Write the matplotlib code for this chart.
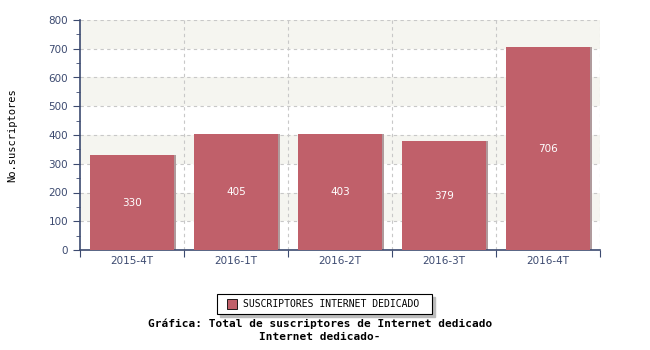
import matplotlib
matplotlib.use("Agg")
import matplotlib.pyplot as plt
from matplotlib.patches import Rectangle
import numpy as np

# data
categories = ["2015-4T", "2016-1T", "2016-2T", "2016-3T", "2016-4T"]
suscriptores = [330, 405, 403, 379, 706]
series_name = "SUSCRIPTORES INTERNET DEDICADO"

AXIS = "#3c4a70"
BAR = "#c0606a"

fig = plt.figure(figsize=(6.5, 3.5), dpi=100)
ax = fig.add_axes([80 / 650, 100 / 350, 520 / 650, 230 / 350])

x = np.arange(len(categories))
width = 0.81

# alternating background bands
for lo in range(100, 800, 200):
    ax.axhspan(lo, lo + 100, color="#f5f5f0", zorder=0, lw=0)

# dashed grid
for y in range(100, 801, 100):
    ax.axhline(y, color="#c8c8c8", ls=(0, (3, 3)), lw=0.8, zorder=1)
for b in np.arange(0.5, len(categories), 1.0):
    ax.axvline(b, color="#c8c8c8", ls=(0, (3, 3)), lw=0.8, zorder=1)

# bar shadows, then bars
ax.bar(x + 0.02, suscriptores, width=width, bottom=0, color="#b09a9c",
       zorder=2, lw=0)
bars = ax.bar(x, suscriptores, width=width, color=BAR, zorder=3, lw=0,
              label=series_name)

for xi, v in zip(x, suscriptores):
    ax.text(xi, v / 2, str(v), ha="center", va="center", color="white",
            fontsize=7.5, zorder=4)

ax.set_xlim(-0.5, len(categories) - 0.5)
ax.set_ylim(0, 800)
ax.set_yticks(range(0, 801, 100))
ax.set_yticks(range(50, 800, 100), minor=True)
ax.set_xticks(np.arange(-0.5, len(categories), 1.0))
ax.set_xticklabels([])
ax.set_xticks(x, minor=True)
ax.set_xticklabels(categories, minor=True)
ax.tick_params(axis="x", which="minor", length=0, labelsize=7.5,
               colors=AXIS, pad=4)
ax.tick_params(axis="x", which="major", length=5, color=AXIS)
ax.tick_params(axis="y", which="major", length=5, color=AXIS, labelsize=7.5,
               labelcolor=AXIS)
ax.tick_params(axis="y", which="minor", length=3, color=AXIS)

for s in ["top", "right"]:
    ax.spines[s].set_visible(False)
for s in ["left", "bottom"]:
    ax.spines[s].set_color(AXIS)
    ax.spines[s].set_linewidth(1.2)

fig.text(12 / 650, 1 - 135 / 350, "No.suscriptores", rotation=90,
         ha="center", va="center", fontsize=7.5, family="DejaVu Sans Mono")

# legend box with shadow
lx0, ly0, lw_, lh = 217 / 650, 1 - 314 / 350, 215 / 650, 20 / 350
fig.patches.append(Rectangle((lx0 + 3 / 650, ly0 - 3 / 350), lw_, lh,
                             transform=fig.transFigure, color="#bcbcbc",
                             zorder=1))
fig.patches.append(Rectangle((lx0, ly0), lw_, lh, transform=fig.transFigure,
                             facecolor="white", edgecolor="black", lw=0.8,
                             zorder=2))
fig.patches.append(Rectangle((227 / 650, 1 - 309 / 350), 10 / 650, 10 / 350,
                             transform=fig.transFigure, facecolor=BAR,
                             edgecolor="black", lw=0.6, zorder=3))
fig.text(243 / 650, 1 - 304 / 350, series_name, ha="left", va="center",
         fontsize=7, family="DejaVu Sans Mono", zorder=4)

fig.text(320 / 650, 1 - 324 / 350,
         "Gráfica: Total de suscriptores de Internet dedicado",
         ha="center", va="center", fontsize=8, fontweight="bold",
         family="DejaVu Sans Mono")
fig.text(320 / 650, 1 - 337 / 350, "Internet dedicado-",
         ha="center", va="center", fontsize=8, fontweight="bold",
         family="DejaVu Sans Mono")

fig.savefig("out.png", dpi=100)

## Work required
Pictures excluded, repeat exactly the lines from the top of the material through the line with "ax.axhspan(lo, lo +", including both of those lines.

## Solution below
Write the matplotlib code for this chart.
import matplotlib
matplotlib.use("Agg")
import matplotlib.pyplot as plt
from matplotlib.patches import Rectangle
import numpy as np

# data
categories = ["2015-4T", "2016-1T", "2016-2T", "2016-3T", "2016-4T"]
suscriptores = [330, 405, 403, 379, 706]
series_name = "SUSCRIPTORES INTERNET DEDICADO"

AXIS = "#3c4a70"
BAR = "#c0606a"

fig = plt.figure(figsize=(6.5, 3.5), dpi=100)
ax = fig.add_axes([80 / 650, 100 / 350, 520 / 650, 230 / 350])

x = np.arange(len(categories))
width = 0.81

# alternating background bands
for lo in range(100, 800, 200):
    ax.axhspan(lo, lo + 100, color="#f5f5f0", zorder=0, lw=0)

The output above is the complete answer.